■ **Do this**
The listing below should be written out exactly; please include all of it.

■ **Dataset content**
....................

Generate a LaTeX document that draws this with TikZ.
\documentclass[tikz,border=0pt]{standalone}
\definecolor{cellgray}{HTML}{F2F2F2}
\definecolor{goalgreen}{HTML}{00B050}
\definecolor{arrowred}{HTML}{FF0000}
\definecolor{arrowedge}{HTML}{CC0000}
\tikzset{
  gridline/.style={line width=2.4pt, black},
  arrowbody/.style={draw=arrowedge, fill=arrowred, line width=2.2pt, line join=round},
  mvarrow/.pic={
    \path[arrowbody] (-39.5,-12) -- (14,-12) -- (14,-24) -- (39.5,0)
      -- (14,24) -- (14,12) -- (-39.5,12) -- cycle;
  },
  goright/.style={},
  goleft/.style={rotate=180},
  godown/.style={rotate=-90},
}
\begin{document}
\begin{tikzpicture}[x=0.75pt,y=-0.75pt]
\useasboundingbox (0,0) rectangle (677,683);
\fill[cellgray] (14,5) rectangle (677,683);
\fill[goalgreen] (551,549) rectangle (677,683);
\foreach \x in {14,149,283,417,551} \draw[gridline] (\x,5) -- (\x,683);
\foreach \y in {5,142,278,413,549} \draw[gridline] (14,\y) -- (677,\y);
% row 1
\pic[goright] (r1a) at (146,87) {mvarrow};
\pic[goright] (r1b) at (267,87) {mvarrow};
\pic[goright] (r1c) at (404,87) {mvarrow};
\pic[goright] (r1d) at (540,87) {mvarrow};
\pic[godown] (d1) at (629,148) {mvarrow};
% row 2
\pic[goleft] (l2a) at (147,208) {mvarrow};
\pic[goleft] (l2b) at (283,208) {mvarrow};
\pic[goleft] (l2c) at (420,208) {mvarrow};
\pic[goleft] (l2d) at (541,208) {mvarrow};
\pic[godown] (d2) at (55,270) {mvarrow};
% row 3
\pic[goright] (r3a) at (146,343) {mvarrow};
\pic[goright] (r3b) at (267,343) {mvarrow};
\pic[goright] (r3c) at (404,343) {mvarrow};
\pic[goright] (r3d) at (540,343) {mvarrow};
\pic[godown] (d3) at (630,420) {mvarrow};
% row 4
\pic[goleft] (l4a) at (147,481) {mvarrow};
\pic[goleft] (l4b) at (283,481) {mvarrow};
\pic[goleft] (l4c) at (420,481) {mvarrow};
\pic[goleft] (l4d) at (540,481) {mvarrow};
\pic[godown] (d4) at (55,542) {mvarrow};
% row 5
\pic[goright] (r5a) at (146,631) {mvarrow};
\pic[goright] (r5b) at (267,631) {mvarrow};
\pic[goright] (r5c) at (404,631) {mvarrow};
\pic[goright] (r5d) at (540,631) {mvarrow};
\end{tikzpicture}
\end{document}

....................

■ **Solved exercise**
Generate a LaTeX document that draws this with TikZ.
\documentclass[tikz,border=0pt]{standalone}
\definecolor{cellgray}{HTML}{F2F2F2}
\definecolor{goalgreen}{HTML}{00B050}
\definecolor{arrowred}{HTML}{FF0000}
\definecolor{arrowedge}{HTML}{CC0000}
\tikzset{
  gridline/.style={line width=2.4pt, black},
  arrowbody/.style={draw=arrowedge, fill=arrowred, line width=2.2pt, line join=round},
  mvarrow/.pic={
    \path[arrowbody] (-39.5,-12) -- (14,-12) -- (14,-24) -- (39.5,0)
      -- (14,24) -- (14,12) -- (-39.5,12) -- cycle;
  },
  goright/.style={},
  goleft/.style={rotate=180},
  godown/.style={rotate=-90},
}
\begin{document}
\begin{tikzpicture}[x=0.75pt,y=-0.75pt]
\useasboundingbox (0,0) rectangle (677,683);
\fill[cellgray] (14,5) rectangle (677,683);
\fill[goalgreen] (551,549) rectangle (677,683);
\foreach \x in {14,149,283,417,551} \draw[gridline] (\x,5) -- (\x,683);
\foreach \y in {5,142,278,413,549} \draw[gridline] (14,\y) -- (677,\y);
% row 1
\pic[goright] (r1a) at (146,87) {mvarrow};
\pic[goright] (r1b) at (267,87) {mvarrow};
\pic[goright] (r1c) at (404,87) {mvarrow};
\pic[goright] (r1d) at (540,87) {mvarrow};
\pic[godown] (d1) at (629,148) {mvarrow};
% row 2
\pic[goleft] (l2a) at (147,208) {mvarrow};
\pic[goleft] (l2b) at (283,208) {mvarrow};
\pic[goleft] (l2c) at (420,208) {mvarrow};
\pic[goleft] (l2d) at (541,208) {mvarrow};
\pic[godown] (d2) at (55,270) {mvarrow};
% row 3
\pic[goright] (r3a) at (146,343) {mvarrow};
\pic[goright] (r3b) at (267,343) {mvarrow};
\pic[goright] (r3c) at (404,343) {mvarrow};
\pic[goright] (r3d) at (540,343) {mvarrow};
\pic[godown] (d3) at (630,420) {mvarrow};
% row 4
\pic[goleft] (l4a) at (147,481) {mvarrow};
\pic[goleft] (l4b) at (283,481) {mvarrow};
\pic[goleft] (l4c) at (420,481) {mvarrow};
\pic[goleft] (l4d) at (540,481) {mvarrow};
\pic[godown] (d4) at (55,542) {mvarrow};
% row 5
\pic[goright] (r5a) at (146,631) {mvarrow};
\pic[goright] (r5b) at (267,631) {mvarrow};
\pic[goright] (r5c) at (404,631) {mvarrow};
\pic[goright] (r5d) at (540,631) {mvarrow};
\end{tikzpicture}
\end{document}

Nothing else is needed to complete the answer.